Reception before the Lighting of a Menorah on Pariser Platz
Berlin, December 12, 2017
CdA Kent Logsdon
Good evening. Rabbi Teichtal, we are honored to welcome with you so many friends from the Jewish community, the German government, and the diplomatic community to the Embassy to celebrate with us the first night of Hanukkah.
Ladies and gentlemen, we are here in the Ernst Cramer Room. When our Embassy was opened in 2008, a decision was made to dedicate our public conference room to the legacy of a man who was proud to be a German, an American, and a Jew. Shortly before World War II broke out, Ernst Cramer received a visa from the old American Embassy building that stood here on this site on Pariser Platz.

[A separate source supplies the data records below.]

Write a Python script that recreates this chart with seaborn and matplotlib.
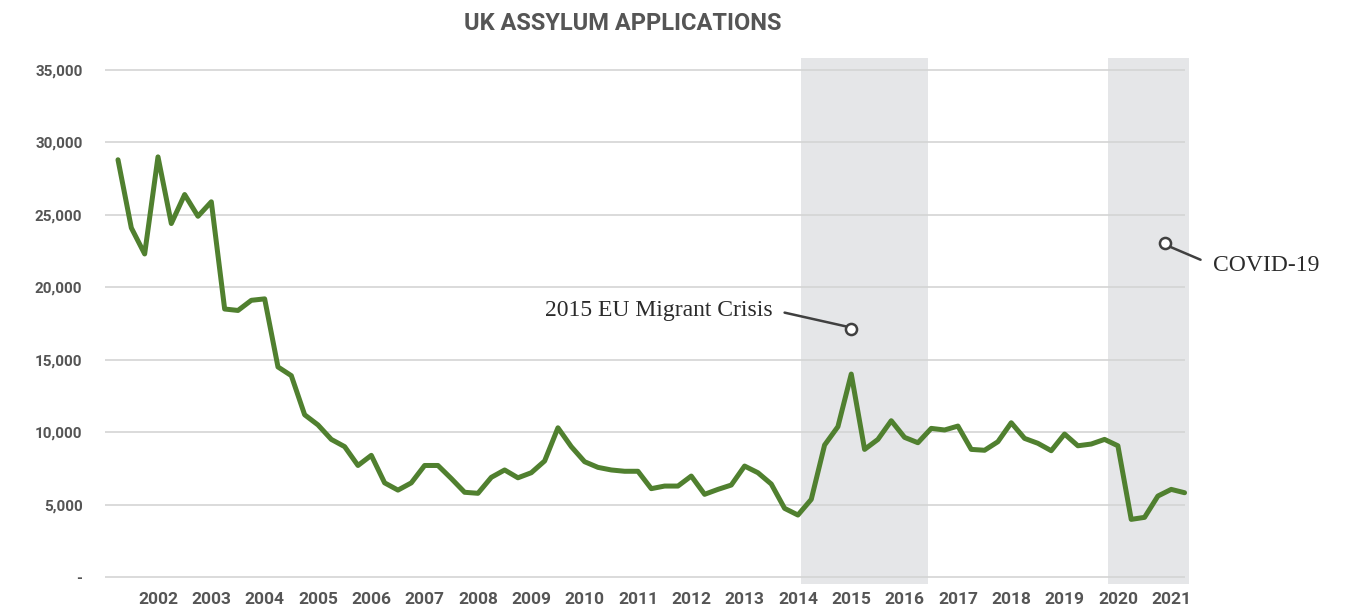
import matplotlib
matplotlib.use("Agg")
import matplotlib.pyplot as plt
import numpy as np
import pandas as pd
import seaborn as sns

# quarterly applications
valores = [
    28800, 24100, 22300, 29000, 24400, 26400, 24900, 25900,
    18500, 18400, 19100, 19200, 14500, 13900, 11200, 10500,
    9500, 9000, 7700, 8400, 6500, 6000, 6500, 7700,
    7700, 6800, 5850, 5780, 6880, 7390, 6850, 7200,
    8010, 10300, 9000, 7960, 7570, 7390, 7300, 7300,
    6100, 6280, 6280, 6970, 5710, 6050, 6350, 7660,
    7200, 6420, 4740, 4280, 5360, 9110, 10380, 14010,
    8810, 9500, 10790, 9640, 9270, 10260, 10150, 10420,
    8810, 8750, 9340, 10650, 9570, 9230, 8720, 9870,
    9060, 9180, 9500, 9060, 3980, 4120, 5590, 6050, 5820,
]
anios = [str(a) for a in range(2002, 2022)]
y_ticks = [0, 5000, 10000, 15000, 20000, 25000, 30000, 35000]
y_labels = ["-", "5,000", "10,000", "15,000", "20,000", "25,000", "30,000", "35,000"]

df = pd.DataFrame({"trimestre": np.arange(len(valores)), "solicitudes": valores})

fuente_cond = ["Roboto", "DejaVu Sans"]
fuente_serif = ["Liberation Serif", "DejaVu Serif"]

sns.set_theme(style="white")
fig = plt.figure(figsize=(13.54, 6.11), dpi=100)
ax = fig.add_axes([0.0773, 0.0442, 0.8009, 0.861])

# bandas sombreadas
ax.axvspan(51.24, 60.77, color="#e5e6e8", lw=0, zorder=0)
ax.axvspan(74.27, 80.34, color="#e5e6e8", lw=0, zorder=0)

ax.hlines(y_ticks, -1, 80, colors="#d4d4d4", lw=1.2, zorder=1)

sns.lineplot(data=df, x="trimestre", y="solicitudes", ax=ax, color="#50802f",
             lw=3.6, zorder=3)

ax.set_xlim(-1, 80.34)
ax.set_ylim(-480, 35830)
for s in ax.spines.values():
    s.set_visible(False)

ax.set_xticks([3 + 4 * i for i in range(len(anios))])
ax.set_xticklabels(anios)
ax.set_yticks(y_ticks)
ax.set_yticklabels(y_labels)
ax.tick_params(axis="x", length=0, pad=6, labelsize=12.5, labelcolor="#555555")
ax.tick_params(axis="y", length=0, pad=16, labelsize=11, labelcolor="#555555")
for lab in ax.get_xticklabels() + ax.get_yticklabels():
    lab.set_family(fuente_cond)
    lab.set_fontweight("bold")
ax.set_xlabel("")
ax.set_ylabel("")

# anotaciones
ax.plot([55], [17120], marker="o", ms=8, mfc="white", mec="#404040", mew=1.8, zorder=5)
ax.plot([50.0, 54.6], [18250, 17300], color="#404040", lw=1.8, zorder=4)
ax.text(49.1, 18400, "2015 EU Migrant Crisis", ha="right", va="center",
        fontsize=17, family=fuente_serif, color="#2b2b2b")

ax.plot([78.5], [23060], marker="o", ms=8, mfc="white", mec="#404040", mew=1.8,
        zorder=5, clip_on=False)
ax.plot([78.9, 81.2], [22800, 21900], color="#404040", lw=1.8, zorder=4, clip_on=False)
ax.text(82.1, 21500, "COVID-19", ha="left", va="center",
        fontsize=17, family=fuente_serif, color="#2b2b2b")

fig.text(0.46, 0.962, "UK ASSYLUM APPLICATIONS", ha="center", va="center",
         fontsize=17, fontweight="bold", family=fuente_cond, color="#555555")

fig.savefig("out.png", dpi=100)
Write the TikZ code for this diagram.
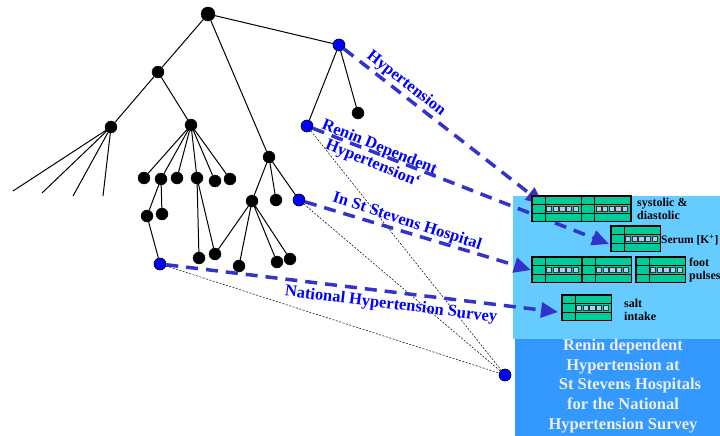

He left for the United States in August 1939. He returned to Germany in 1944 as an American citizen and as a soldier, only to learn that both his parents and his brother had died in the Holocaust. Ernst could have returned to the U.S. after the war but instead he decided to stay in Germany and revive the cultural and civic values that he knew were such an important part of this country. Ernst Cramer passed away in 2010 at the age of 96, but he would be very happy to know that this evening we are once again celebrating the first night of Hanukkah here in “his” room, in the room we use to engage our friends and partners in public discussions of our values and ideals, and how they shape the challenges and opportunities we face.
That is what the story of Hanukkah is all about. It is the story of a people who have overcome overwhelming odds in order to live their lives and practice their religion in peace. It teaches us that there’s no such thing as a small act of faith. That is why a menorah is always placed in public view, so the entire world can see its light. The candles on the Menorah remind us of the importance of perseverance in times of trouble. They also illuminate a path forward.
In that respect, what more symbolic or public place could there be than Pariser Platz? Disturbingly, anti-Semitism and other forms of religious intolerance are still with us – in Europe, in the United States, and around the world. Hanukkah, the Festival of Lights, is not only a time to celebrate the faith and customs of the Jewish people, but for people of all religions and all nationalities, to celebrate the common goals and desires we share.
May the lessons of Hanukkah inspire all of us to give thanks for the blessings we enjoy, to work together for a brighter, more hopeful tomorrow, and to find light in times of darkness. Best wishes for a joyous Hanukkah and a wonderful holiday season. Frohes Chanukka Ihnen allen!